Final answer:
Jesse Brimhall's taxable income after accounting for real property taxes deducted is $56,800, regardless of whether the second property is a vacation home, business building, or investment land as all these scenarios allow for full deduction of the property taxes paid.
Step-by-step explanation:
Jesse Brimhall can deduct real property taxes when itemizing deductions. The total property taxes paid for both properties amount to $4,200 ($3,000 + $1,200). When itemizing, we add this amount to Jesse's initial itemized deductions of $9,000 for a total of $13,200 in itemized deductions. This is then subtracted from his adjusted gross income (AGI) of $70,000 to find his taxable income.
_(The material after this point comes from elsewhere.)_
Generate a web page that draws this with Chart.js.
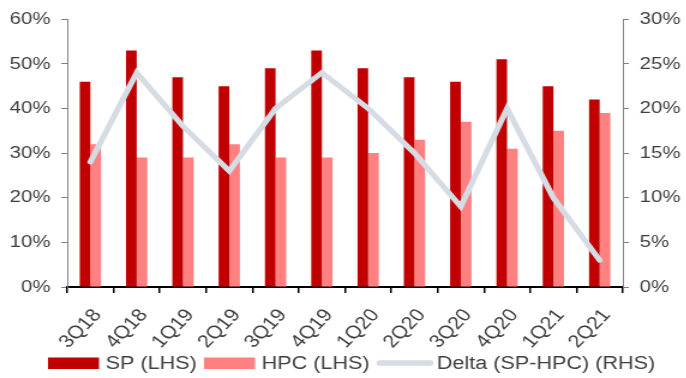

Scenario 1: If property 1 is his primary residence and property 2 is his vacation home:
- Taxable income = $70,000 - $13,200 (itemized deductions)
- Taxable income = $56,800
Scenario 2: If property 1 is his business building and property 2 is his primary residence, Jesse may also deduct the property taxes:
- Taxable income = $70,000 - $13,200 (itemized deductions)
- Taxable income = $56,800
Scenario 3: If property 1 is his primary residence and property 2 is investment land, the property taxes are still fully deductible:
- Taxable income = $70,000 - $13,200 (itemized deductions)
- Taxable income = $56,800
In all scenarios, Jesse's taxable income after taking property taxes into account would be $56,800.